The commerce ministry says food inflation last week was over 12 percent - the highest level in the past nine months. This was largely due to rising prices of meat, milk and vegetables.
State-owned oil companies also increased gasoline prices by about 2.5 percent on Friday - the fourth increase this year.
The rising food and fuel prices are slowing down the economy.
An economist at the National Council of Applied Economic Research in New Delhi, Anushree Sinha, says the impact is already apparent.
"The industrial sector has already been clocking deceleration in their growth. Industry is definitely not seeing the growth it should. Our manufacturing sector is not doing well which is a cause of concern," said Sinha.
The loss of economic momentum is primarily blamed on a series of interest rate hikes by the Reserve Bank in the past year.
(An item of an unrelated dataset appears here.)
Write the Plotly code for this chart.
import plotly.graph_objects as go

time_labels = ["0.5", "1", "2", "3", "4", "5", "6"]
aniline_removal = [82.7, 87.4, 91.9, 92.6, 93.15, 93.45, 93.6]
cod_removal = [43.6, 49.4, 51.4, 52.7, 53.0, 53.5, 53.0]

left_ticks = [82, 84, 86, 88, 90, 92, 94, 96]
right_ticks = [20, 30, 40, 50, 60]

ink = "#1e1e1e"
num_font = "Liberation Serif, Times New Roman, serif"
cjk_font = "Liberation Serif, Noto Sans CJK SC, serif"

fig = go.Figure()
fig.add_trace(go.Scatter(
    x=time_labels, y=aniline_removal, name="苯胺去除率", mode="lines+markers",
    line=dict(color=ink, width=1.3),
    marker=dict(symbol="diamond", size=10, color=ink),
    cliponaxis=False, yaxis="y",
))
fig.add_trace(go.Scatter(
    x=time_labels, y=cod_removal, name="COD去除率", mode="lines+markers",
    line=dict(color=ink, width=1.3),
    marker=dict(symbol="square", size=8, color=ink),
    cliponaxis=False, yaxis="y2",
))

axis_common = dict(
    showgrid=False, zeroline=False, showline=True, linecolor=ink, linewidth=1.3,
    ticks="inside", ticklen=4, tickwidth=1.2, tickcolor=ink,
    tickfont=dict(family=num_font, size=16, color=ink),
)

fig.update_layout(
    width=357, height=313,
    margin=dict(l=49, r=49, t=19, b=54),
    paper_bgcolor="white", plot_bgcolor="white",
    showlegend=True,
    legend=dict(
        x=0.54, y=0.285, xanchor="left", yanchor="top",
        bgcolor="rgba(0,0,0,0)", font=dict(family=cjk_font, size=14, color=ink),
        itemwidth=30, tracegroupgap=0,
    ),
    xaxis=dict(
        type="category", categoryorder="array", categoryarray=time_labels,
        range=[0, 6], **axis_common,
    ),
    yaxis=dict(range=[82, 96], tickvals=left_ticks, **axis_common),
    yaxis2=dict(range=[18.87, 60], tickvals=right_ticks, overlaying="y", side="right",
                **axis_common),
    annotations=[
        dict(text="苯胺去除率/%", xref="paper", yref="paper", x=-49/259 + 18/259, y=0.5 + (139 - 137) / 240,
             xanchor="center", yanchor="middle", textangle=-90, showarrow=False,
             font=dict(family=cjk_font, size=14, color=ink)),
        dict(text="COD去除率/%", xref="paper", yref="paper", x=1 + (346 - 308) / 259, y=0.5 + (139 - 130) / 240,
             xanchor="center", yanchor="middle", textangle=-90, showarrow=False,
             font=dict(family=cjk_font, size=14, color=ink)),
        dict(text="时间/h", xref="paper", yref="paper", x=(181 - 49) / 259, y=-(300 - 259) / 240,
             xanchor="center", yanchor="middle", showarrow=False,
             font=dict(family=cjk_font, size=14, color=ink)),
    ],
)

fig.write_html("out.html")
The hikes were meant to ease inflation by curbing consumer demand, but has had virtually no impact so far.
Several economists say the government is looking in the wrong direction. They say food prices are climbing due to changing patterns of consumption in a country where high growth has increased the numbers of affluent people, and raised demand for items like meat, milk and fruit.
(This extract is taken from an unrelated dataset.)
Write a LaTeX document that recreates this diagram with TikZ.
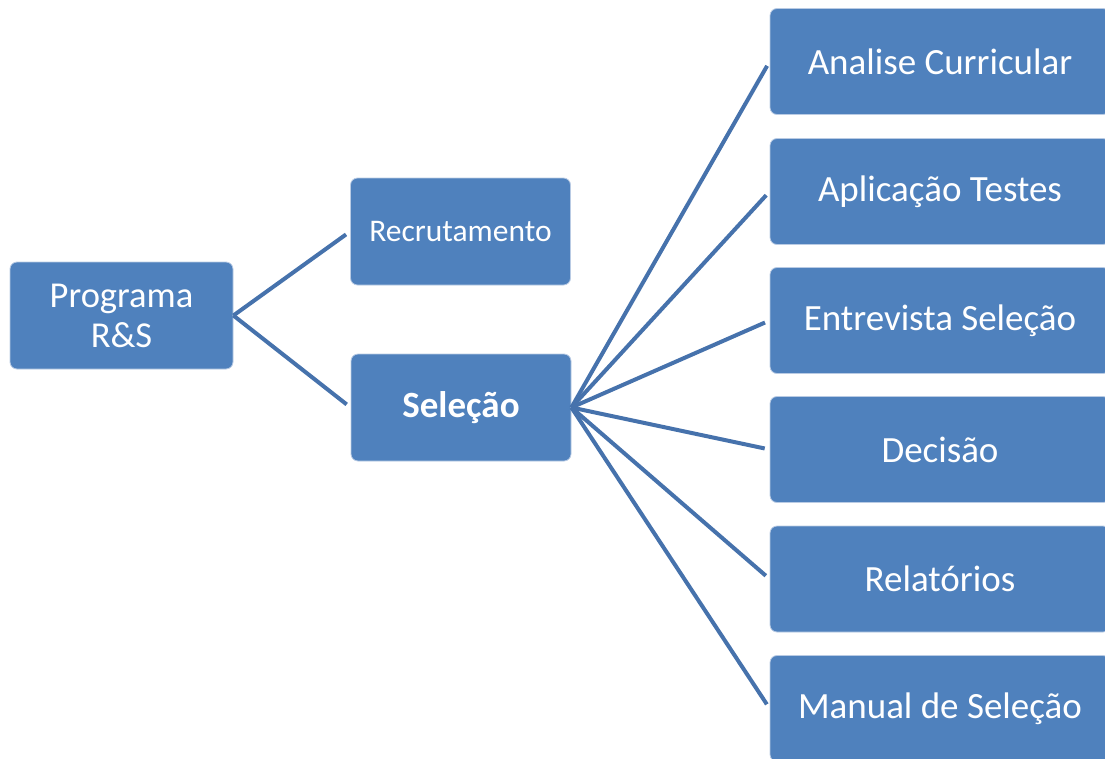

D.H. Pai Panandiker, who heads the economic think tank, RPG Goenka Foundation in New Delhi, says the government needs to focus on policies that will raise production of these items.
"The government should have intervened to see that the supply of these commodities increases, which it has not done. Milk and the dairies, the poultry farming and all kinds of things could have been given more facilities in order that they expand very fast. That would have been the principle solution to this problem and not really the interest hike," said Panandiker.
The government says it is optimistic that the economy will grow at around 8 percent, but several economists are revising this figure downwards to around 7.5 percent.
Economist Sinha says this is not good for a country where high growth is needed to cut poverty.
"The problem is, it’s going to impact hugely a large number of people…fewer jobs created, and also incomes being eroded," said Sinha.
The rising fuel and food prices also pose political problems for the Congress Party-led government. Both allies and the opposition have attacked the government for failing to tame inflation. The higher prices are also fueling popular anger.